8. Build a Better List Upstream
Your email engagement rate is partly determined before you send a single email. A dataset shared on r/Emailmarketing covering 875 widgets across 214 sites shows a median popup conversion rate of 0.9%, but top performers hit 8.5%+. Better acquisition means more engaged subscribers from day one. (If you're rebuilding acquisition, start with how to generate an email list.)
9. Re-Engage or Sunset
If contacts haven't engaged in 90 days, run a re-engagement sequence: warm nudge, incentive-based win-back, or product update check-in. Nearly half of lapsed customers can be brought back. But if they don't re-engage after two or three attempts, remove them. Skip the sentimentality - dead contacts actively suppress deliverability for everyone else.
Clean Data: The Prerequisite Nobody Talks About
Let's be honest: most email engagement advice is backwards. Teams obsess over subject lines and send times while 5% of their list bounces on every send. That 5% damages sender reputation enough to suppress inbox placement for the other 95%. No amount of copywriting fixes that.
In our experience, teams that fix data quality first see engagement lift across every other metric within two to three sends. Meritt's bounce rate was 35% before they cleaned their data. After switching to verified contacts through Prospeo, it dropped under 4% and their pipeline tripled from $100K to $300K per week. That's not a subject line fix - it's a data quality fix.
For teams chasing better interaction rates on outbound, clean data is the single highest-impact investment you can make.


The deliverability feedback loop is real: bad data tanks reputation, reputation tanks inbox placement, and inbox placement tanks engagement. Prospeo refreshes 300M+ profiles every 7 days - not every 6 weeks like competitors. That means the contacts you emailed last month are still accurate this month.
Break the loop. Start with data that's 7 days fresh, not 7 weeks stale.
FAQ
What's a good email engagement rate?
A CTR of 2-4% is healthy for most industries, and a CTOR above 10% signals strong content relevance. Keep bounce rates under 2% and spam complaints under 0.1%. Benchmark against your vertical - nonprofit CTRs run 3.5% while retail hovers around 2%.
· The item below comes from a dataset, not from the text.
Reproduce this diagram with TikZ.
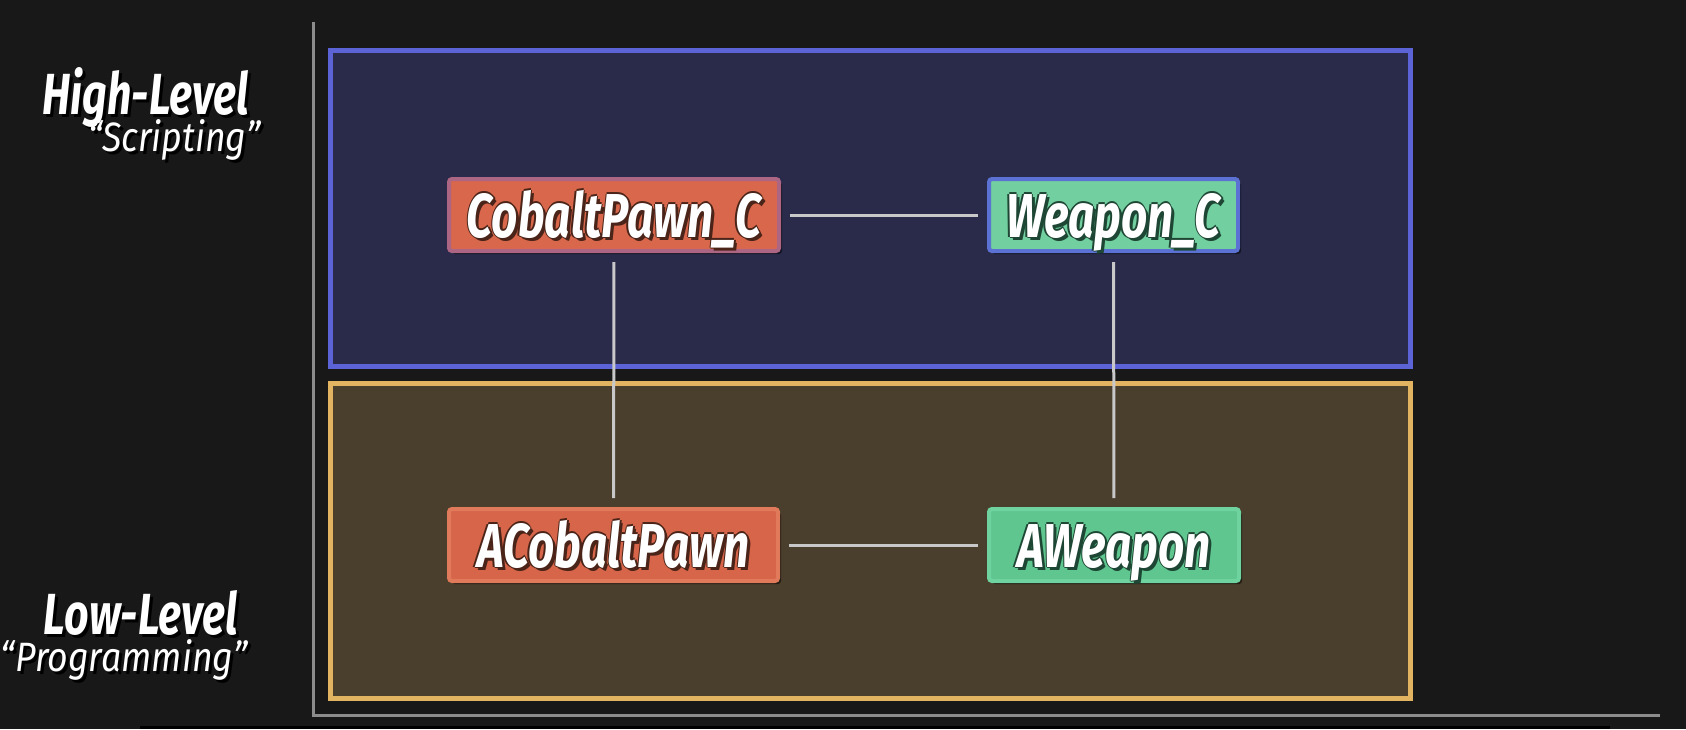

How does engagement affect deliverability?
ISPs like Gmail and Yahoo use clicks, replies, and spam complaints to decide inbox versus spam placement. Low interaction damages sender reputation, pushing more emails to spam and creating a downward spiral. Fixing list hygiene is the fastest way to reverse it.
How often should I clean my email list?
Before every major campaign, and at minimum quarterly. Lists degrade 25-30% annually as contacts change jobs and abandon inboxes. Most verification providers refresh every six weeks, so look for tools with shorter refresh cycles to keep contacts current between cleanings.
What's the difference between delivery rate and deliverability?
Delivery means the receiving server accepted your email - no hard bounce. Deliverability means it reached the inbox rather than spam. You can have 98% delivery and still see 30% of emails land outside the primary inbox, which is why inbox placement is the metric that matters.
Should I still track open rates?
Use them directionally, but never as a primary KPI. Apple Mail Privacy Protection inflates opens by pre-fetching tracking pixels, making the metric unreliable for 30-50%+ of most lists. Click-through rate and conversion rate are the trustworthy alternatives.